There are some beauties in Armenian nature, too, including four national parks — Dilijan (famous for its forest landscapes), Arevik, lake Arpi and lake Sevan National park.


Bashkortostan is a federal subject of Russia, located between the Volga River and the Ural Mountains — the easternmost part of Europe and the CEE region. The Bashkir community has prepared an extensive list of topics, but it is our task to point out some of the more interesting ones. A traditional local summer festival is Sabantuy and the local user group even chose this name for their local conference «Вики-Сабантуй 2015» in Ufa, the capital of the republic.

A nation is defined by its culture and Bashkirs have a representation in Russian culture through prominent popular music performers like Yuri Shevchuk (leader of DDT) and Zemfira.

There are some great news for anyone writing about Bashkortostan topics. Everybody who writes an article about Bashkortostan during CEE Spring can add their work on the Bashkortostan-100 contest page and win additional Bashkir prizes.

Bosnia and Herzegovina

Bosnia and Herzegovina was late to the party this year, but still offers some interesting articles to write about.

Vrelo Bosne is a public park on the outskirts of Sarajevo, which is used as a recreational area not only by the local population, but also the Bosnia and Herzegovina national football team.

The park also contains several buildings from the Austro-Hungarian rule in Bosnia and Herzegovina, which lasted from 1878 until 1918 and played an integral role in Islam becoming a recognised religion within the whole Austro-Hungarian empire in 1912.

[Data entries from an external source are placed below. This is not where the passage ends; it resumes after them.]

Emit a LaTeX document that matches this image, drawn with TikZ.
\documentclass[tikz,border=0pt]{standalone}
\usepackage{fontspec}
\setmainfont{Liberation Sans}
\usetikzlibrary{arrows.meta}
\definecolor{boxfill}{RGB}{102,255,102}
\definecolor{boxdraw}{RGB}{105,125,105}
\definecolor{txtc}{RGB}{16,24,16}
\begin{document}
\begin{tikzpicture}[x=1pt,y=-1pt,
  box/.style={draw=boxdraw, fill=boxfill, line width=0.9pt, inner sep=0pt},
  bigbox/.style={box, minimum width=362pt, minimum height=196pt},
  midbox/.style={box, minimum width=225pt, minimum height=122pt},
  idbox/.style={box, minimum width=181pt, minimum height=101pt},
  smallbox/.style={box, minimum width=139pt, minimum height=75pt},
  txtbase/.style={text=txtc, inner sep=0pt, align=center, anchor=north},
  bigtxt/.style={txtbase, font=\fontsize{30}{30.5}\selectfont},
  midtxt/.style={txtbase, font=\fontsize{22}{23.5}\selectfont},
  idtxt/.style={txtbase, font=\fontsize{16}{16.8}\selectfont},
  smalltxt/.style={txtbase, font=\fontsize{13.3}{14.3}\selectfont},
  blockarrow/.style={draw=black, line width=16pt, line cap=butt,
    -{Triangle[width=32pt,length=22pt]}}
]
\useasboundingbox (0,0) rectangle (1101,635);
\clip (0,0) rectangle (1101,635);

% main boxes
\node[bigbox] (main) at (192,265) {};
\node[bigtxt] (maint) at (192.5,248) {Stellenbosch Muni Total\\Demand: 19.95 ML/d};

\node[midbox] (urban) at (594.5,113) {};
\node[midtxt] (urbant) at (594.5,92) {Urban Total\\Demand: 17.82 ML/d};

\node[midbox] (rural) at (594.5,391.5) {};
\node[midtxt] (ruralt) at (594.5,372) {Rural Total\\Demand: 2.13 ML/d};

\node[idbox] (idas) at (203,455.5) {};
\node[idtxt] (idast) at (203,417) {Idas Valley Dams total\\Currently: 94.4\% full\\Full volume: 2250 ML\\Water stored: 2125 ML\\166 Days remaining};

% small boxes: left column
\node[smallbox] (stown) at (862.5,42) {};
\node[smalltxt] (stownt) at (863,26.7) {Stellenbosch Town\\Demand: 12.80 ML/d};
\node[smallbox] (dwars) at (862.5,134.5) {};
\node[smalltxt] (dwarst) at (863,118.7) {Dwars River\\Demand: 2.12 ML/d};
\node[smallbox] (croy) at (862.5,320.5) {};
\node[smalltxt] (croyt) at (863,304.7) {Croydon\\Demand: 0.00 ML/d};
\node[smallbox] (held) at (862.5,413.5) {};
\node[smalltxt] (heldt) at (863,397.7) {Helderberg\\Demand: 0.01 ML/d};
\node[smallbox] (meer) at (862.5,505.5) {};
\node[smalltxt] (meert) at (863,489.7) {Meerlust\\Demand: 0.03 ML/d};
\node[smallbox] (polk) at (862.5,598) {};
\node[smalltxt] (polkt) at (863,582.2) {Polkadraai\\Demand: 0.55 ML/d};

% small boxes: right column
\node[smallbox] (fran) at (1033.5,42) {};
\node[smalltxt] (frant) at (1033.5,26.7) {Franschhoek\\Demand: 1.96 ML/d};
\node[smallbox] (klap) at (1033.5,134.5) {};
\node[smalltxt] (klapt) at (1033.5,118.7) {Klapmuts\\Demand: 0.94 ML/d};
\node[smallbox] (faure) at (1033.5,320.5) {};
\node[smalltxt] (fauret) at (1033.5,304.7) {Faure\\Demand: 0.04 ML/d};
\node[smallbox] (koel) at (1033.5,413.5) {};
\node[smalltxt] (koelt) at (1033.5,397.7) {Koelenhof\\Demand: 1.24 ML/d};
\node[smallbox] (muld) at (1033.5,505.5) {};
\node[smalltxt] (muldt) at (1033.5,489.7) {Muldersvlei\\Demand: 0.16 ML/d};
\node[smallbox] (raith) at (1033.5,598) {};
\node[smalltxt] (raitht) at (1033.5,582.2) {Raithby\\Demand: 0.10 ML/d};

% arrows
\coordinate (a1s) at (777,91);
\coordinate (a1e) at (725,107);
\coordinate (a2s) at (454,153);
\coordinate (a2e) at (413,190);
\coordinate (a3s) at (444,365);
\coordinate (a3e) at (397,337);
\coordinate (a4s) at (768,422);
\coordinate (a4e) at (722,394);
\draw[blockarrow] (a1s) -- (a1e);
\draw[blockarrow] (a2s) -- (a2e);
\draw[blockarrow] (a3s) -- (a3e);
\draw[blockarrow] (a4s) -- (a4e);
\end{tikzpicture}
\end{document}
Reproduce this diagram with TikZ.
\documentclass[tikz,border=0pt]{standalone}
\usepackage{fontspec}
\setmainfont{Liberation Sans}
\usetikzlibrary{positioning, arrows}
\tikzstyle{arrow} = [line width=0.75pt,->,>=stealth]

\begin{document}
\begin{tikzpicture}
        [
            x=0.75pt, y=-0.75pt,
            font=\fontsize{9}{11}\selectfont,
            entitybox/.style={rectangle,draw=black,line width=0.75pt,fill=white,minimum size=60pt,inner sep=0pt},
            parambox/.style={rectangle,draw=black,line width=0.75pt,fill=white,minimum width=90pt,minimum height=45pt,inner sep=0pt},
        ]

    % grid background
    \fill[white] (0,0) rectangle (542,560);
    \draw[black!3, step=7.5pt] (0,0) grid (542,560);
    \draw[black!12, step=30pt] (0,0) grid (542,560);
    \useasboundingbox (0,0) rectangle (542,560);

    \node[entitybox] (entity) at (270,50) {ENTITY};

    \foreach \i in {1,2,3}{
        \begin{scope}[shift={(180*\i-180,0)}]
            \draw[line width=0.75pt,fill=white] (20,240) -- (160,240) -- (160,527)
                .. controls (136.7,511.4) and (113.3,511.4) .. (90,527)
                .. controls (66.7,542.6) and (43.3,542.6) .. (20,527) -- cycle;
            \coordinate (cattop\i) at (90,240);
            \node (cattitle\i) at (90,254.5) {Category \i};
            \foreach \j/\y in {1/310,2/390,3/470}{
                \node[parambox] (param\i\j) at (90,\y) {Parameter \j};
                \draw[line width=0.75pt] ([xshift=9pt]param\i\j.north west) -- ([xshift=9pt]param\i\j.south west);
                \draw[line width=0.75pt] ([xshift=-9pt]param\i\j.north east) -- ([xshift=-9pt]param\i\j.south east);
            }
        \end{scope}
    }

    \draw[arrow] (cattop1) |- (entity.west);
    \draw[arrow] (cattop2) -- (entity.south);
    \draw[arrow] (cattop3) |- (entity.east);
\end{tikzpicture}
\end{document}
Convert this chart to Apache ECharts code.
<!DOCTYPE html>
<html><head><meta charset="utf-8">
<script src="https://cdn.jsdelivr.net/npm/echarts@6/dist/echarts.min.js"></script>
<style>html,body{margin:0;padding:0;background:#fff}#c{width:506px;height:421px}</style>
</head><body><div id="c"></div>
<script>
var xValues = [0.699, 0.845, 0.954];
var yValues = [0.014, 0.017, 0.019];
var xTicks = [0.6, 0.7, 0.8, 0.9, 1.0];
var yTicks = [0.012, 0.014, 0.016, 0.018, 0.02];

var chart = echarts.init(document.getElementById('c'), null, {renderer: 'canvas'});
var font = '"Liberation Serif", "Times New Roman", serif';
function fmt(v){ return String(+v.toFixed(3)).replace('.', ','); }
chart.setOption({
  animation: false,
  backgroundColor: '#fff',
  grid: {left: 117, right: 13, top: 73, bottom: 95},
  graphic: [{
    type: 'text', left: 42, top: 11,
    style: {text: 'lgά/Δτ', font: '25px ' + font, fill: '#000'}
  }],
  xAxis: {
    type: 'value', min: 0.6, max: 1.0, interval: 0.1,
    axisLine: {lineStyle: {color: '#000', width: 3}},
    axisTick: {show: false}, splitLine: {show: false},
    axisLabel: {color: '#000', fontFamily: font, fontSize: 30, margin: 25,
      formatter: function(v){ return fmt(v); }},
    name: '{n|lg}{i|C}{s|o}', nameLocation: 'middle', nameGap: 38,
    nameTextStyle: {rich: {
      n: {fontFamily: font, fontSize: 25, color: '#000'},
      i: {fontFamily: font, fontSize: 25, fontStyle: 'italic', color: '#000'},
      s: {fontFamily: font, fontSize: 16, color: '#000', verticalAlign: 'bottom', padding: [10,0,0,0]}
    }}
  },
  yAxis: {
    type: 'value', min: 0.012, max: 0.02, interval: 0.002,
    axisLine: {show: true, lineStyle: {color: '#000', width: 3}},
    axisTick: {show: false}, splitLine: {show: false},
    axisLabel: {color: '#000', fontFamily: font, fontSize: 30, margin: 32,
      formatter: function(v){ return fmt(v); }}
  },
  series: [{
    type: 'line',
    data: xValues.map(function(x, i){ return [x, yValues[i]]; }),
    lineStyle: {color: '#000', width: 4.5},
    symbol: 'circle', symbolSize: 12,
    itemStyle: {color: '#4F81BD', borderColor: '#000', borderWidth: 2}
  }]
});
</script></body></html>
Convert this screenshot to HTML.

Of course, at that time the popular Bosnian folk and sevdalinka singer Hanka Paldum was not alive yet. She started her career by sneaking out of her bedroom at the age of 12 to sing at local events and run back home again, before recording songs at Radio Sarajevo in her teens and recording her first EP at the age of 17. Paldum went on to become to be regarded as one of the best female sevdah performers in the 20th century.